Impacts of Data Splitting Strategies on Parameterized Link Prediction Algorithms
Xinshan Jiao, Yuxin Luo, Yilin Bi, and Tao Zhou

TL;DR
This paper investigates how data splitting strategies affect the evaluation of parameterized link prediction algorithms, revealing significant overestimation due to information leakage and emphasizing the need for standardized protocols.
Contribution
It introduces the Loss Ratio metric to quantify performance overestimation and highlights the importance of proper data splitting for fair benchmarking.
Findings
Information leakage causes about 3.6% average overestimation in performance.
Heuristic and random-walk methods are more robust against data splitting issues.

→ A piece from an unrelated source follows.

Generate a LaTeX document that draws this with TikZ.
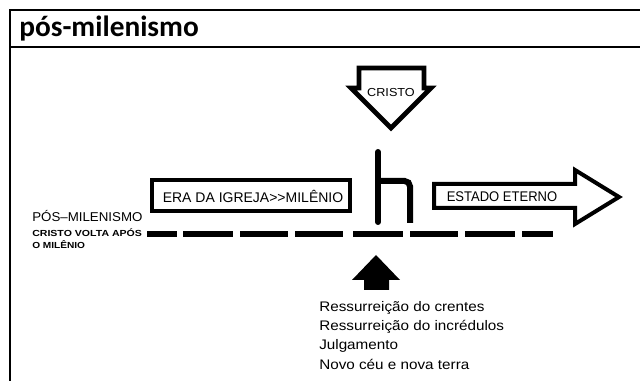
\documentclass[tikz,border=0pt]{standalone}
\usepackage{fontspec}
\setmainfont{Liberation Sans}
\newfontfamily\titlefont{Carlito}
\begin{document}
\begin{tikzpicture}[x=0.75pt,y=-0.75pt,
  frameline/.style={line width=1.6pt},
  outline/.style={line width=3pt, line join=miter},
  dashseg/.style={line width=3.9pt},
  hstroke/.style={line width=4.5pt},
  txt/.style={inner sep=0pt, anchor=base west},
  ctxt/.style={inner sep=0pt, anchor=base}]
\useasboundingbox (0,0) rectangle (640,381);
\fill[white] (0,0) rectangle (640,381);
% frame
\draw[frameline] (641,10) -- (10,10) -- (10,382);
\draw[frameline] (9,47) -- (641,47);
\node[txt, font=\titlefont\bfseries\fontsize{22}{22}\selectfont] (title) at (19,37) {pós-milenismo};
% CRISTO arrow
\draw[outline, line width=3.5pt] (359,68) -- (424,68) -- (424,88) -- (431,88) -- (391,128) -- (351,88) -- (359,88) -- cycle;
\node[ctxt, font=\fontsize{8.7}{9}\selectfont] (cristo) at (391,97) {\scalebox{1.09}[1]{CRISTO}};
% h symbol
\draw[hstroke, line cap=round] (378,152) -- (378,222);
\draw[hstroke, rounded corners=4pt] (378,181) -- (410,181) -- (410,223);
% era box
\draw[outline] (152,180) rectangle (350,211);
\node[ctxt, font=\fontsize{10.5}{11}\selectfont] (era) at (253,203) {ERA DA IGREJA>{}>MILÊNIO};
% estado eterno arrow
\draw[outline] (434,184) -- (575,184) -- (575,170) -- (619,197) -- (575,224) -- (575,208) -- (434,208) -- cycle;
\node[ctxt, font=\fontsize{10.5}{11}\selectfont] (estado) at (502,202) {\scalebox{0.93}[1]{ESTADO ETERNO}};
% dashed line
\foreach \a/\b in {147/177,183/233,240/288,295/343,353/403,410/458,465/515,522/553}
  \draw[dashseg] (\a,234) -- (\b,234);
% left labels
\node[txt, font=\fontsize{9.6}{10}\selectfont] (pos) at (32,222) {\scalebox{1.04}[1]{PÓS–MILENISMO}};
\node[txt, font=\bfseries\fontsize{6.6}{7}\selectfont] (volta) at (32,237) {\scalebox{1.2}[1]{CRISTO VOLTA APÓS}};
\node[txt, font=\bfseries\fontsize{6.6}{7}\selectfont] (mil) at (32,249) {\scalebox{1.15}[1]{O MILÊNIO}};
% up arrow
\fill (376,255) -- (400,280) -- (389,280) -- (389,290) -- (364,290) -- (364,280) -- (352,280) -- cycle;
% list
\node[txt, font=\fontsize{10.4}{10}\selectfont] (l1) at (319,312) {\scalebox{1.1}[1]{Ressurreição do crentes}};
\node[txt, font=\fontsize{10.4}{10}\selectfont] (l2) at (319,331) {\scalebox{1.1}[1]{Ressurreição do incrédulos}};
\node[txt, font=\fontsize{10.4}{10}\selectfont] (l3) at (319,350) {\scalebox{1.1}[1]{Julgamento}};
\node[txt, font=\fontsize{10.4}{10}\selectfont] (l4) at (319,369) {\scalebox{1.1}[1]{Novo céu e nova terra}};
\end{tikzpicture}
\end{document}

Standardized data splitting strategies are essential for reproducible link prediction evaluation.
Abstract
Link prediction is a fundamental problem in network science, aiming to infer potential or missing links based on observed network structures. With the increasing adoption of parameterized models, the rigor of evaluation protocols has become critically important. However, a previously common practice of using the test set during hyperparameter tuning has led to human-induced information leakage, thereby inflating the reported model performance. To address this issue, this study introduces a novel evaluation metric, Loss Ratio, which quantitatively measures the extent of performance overestimation. We conduct large-scale experiments on 60 real-world networks across six domains. The results demonstrate that the information leakage leads to an average overestimation of about 3.6%, with the bias reaching over 15% for specific algorithms. Meanwhile, heuristic and random-walk-based methods…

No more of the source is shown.